I am thinking too much about how first-person narration works, which is why I’ve managed to hamstring even my LJ-posting capabilities, let alone fiction. The usual remedy, which is to stop over-thinking it and just do it already, does not work in this case, because while the first-person narration I have is perfectly serviceable, I’m trying to kick it up another notch, and find this character’s distinctive voice. This is rendered difficult by the fact that the story in question is the Sekrit Revision Projekt, which has been around for a very long time. Convincing my brain the sentences need to go differently is like punching fog.

I’ve spent half this afternoon digging out every short story and novel in my library that uses first-person narration, in the hopes that beating my head against them will produce a breakthrough. So far, it’s produced nothing more than bruised brain-meats. It doesn’t help that the voice issue is tied up in how the story begins; I’ve more or less fixed the plot problems, but I still need a better beginning, and part of the bettering needs to be on the level of voice. But this isn’t the kind of first-person story where the narrator is self-consciously addressing the reader (or another character in the story), nor do I want it to be the kind of the tale where the beginning is framed in terms of hindsight — “When so-and-so first showed up, I didn’t know he’d be trouble,” or “The day my life changed forever, I was too busy playing with my cat to notice,” etc. It feels like a cheap and easy way to get the story in motion, and then you drop the hindsight effect after the first page or so. Lots of authors do that. I don’t want to. But I’m floundering around trying to figure out what I do want to do.

I recognize that, once I figure that out, and the voice, I will have dramatically improved this story, and probably my writing as a whole. This does not make flinging myself at the hurdle any more fun.
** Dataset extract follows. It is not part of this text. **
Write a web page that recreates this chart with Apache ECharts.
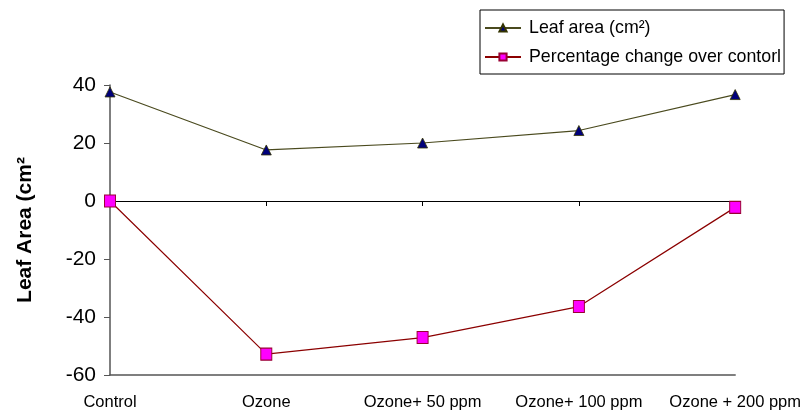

And we’ve reached a point where my brain is literally trying to stick squirrels into the opening paragraphs, as if they will somehow improve anything. Yes, details like squirrels are something this story needs, but they aren’t the key to the problem, O Subconscious. The squirrels can wait.

<beats head some more>

0 Responses to “G. R. A. R. G. H.”

  1. sora_blue

    Shut the file. Open another. Write until you find the voice. About whatever. About nothing. Even if you throw it all out, it’s worth it because when you return to the manuscript, you’ll have the dialect quirks down.

  2. sartorias

    Why is your narrator telling the story? (Does it help to figure that out, or do you know already, and it helps nothing?)

    • Marie Brennan

      Neither. I recognize this is a breed of first-person that annoys some people, but it’s the sort that’s like third person: the story is being told, but not to anyone or at any particular time or for any particular reason. It doesn’t have that kind of frame around it.

  3. akashiver

    i feel your pain.

  4. mindstalk

    Is it daily talking to oneself first person? “Oh man, she’s so hot, I’d like to do her. Hey, he’s looking at me funny, grr! Crap, the boss is coming, I’d better pretend to work.”

    “Gah, I’ve been flaking on this all day. [insert imaginary dialogue with husband asking about the day] I’d better get to work… kittens!”

    ‘stream of consciousness’ belatedly bubbles forth from my memory as a name for this.

    • Marie Brennan

      No, it isn’t. Stream of consciousness is very hard to sustain for any real length of time, much less tell an entire story in, since it’s so sharply limited in what it can relate. I do have a doppelganger-related story, though, a prequel novelette about Seniade (later Mirage) coming to Silverfire, that uses stream of consciousness in places. It’s the only way to communicate how deranged she was at times.

      • mindstalk

        Is there anything this *is* like, or are you trying to invent a new form of narration?

        • Marie Brennan

          It’s like most first-person narration; sorry if I gave a more complicated impression. I find it rare for a first-person story to be told as pure stream-of-consciousness; I find it slightly uncommon, though far from rare, for a first-person story to be told self-consciously, where the pov character is aware of herself as a narrator, telling her story to an acknowledged audience. (Sometimes that audience is an in-story thing — say, a fictionalized memoir, or an imprisoned character’s confession — but a lot of the time it’s just the character speaking to the reader, a la “Let me tell you about the time my uncle Vernon died and left me a winged cat in his will.”) Most of the first-person stories I read don’t do either of those things; they just tell the story, the way a third-person narrative tells the story, in the past tense, without any particular framing of when the narrator is speaking from, or to whom, or why.

          That’s all I’m trying to do here. Nothing fancy about it. My difficulty lies in two things: finding a distinctive voice for that character (sentence structure, word choice, what she pays attention to and what she ignores), and figuring out how to get my first scene going without resorting to the imho overused trick of retrospection. These are not unusual problems; I’m just having an unusually hard time overcoming them.